Wednesday, June 24, 2009

In a Nutshell: How the Cascade Works

While it's still fresh, I want to go over the cascade concept we talked about in the last post. Starting from the HTML element we are interested in and working our way backwards, we first look at any inline styles. That is, styles that are specified using the "style=" attribute of the element. Inline styles always win. Inline styles have more weight than anything else since the style is directly attached to the element. Embedded styles, which are styles defined within the same HTML document win over externally linked styles when the specificity is the same.

This is where the "cascade" comes into the picture. The cascade is how the browser figures out which style to choose from a collection of styles coming in from different sources.

In general, the browser collects all the styles together coming from the programmer, reader and browser's default style sheets, looks for all the selectors that match, sorts them into groups by programmer-reader-browser with programmer styles being most important. Then it re-sorts them within each of those groups by specificity (if it's an inline style it will always have a higher specifity than any other styles). If specificity is the same, then it sorts by the order the rules are found in the style sheets; rules defined later (in other words, rules that comes last) win over earlier rules of the same specificity.

For rules coming from the same style sheet, the cascade is still at work looking for the more specific selector to give it the last say. However as seen in our example, if the rule that wins the battle does not address all the previously set property values then you will keep the values set by less specific selectors.

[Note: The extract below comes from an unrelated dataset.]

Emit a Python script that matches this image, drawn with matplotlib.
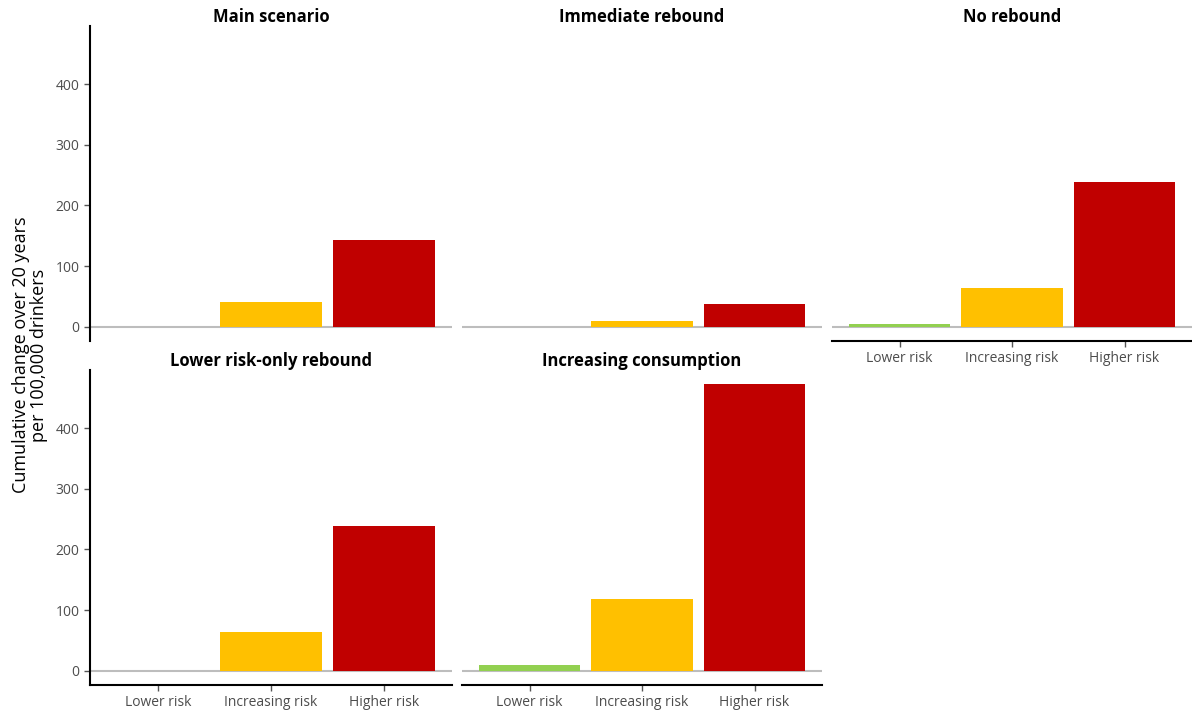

Here are a couple of examples to consider:


h2 {
color: blue;
font-size: 10px;
}

h2 {
font-size: 20px;
}

<h2 class="hello">Hello There</h2>


In this case the font size of 20px wins only because it comes later in the style sheet. But that same rule does not specify the color, so the color will still be blue. If we introduce another rule to have a more sepecific selector, like this:


h2 {
color: blue;
font-size: 10px;
}

h2.hello {
font-size: 30px;
}

h2 {
font-size: 20px;
}

<h2 class="hello">Hello There</h2>


Then the font size will be 30px since the new rule has a higher specificity than the other two. But again, since it does not change the color property, the heading text will be blue.

This is a simple example of the Cascade at work, in this case cascading the color: blue setting from the first rule.



Just in case you are wondering how you figure out specifity, here's a foolproof quick way to compute it: Think of a 3 digit number holder. If the selector has any ID's, add one for each to the first slot. If the selector has classes, add one point for each to the middle slot and if the selector has element names, add a point to the last slot for each element.

"span.greypen" s specifity is 011 because it has 1 element and 1 class.

If you were to rewrite it as ".bargraph ul.bars li span.greypen", then its specifity goes up to 033. It has three classes, bargraph, bars and greypen and three elements, ul, li and span.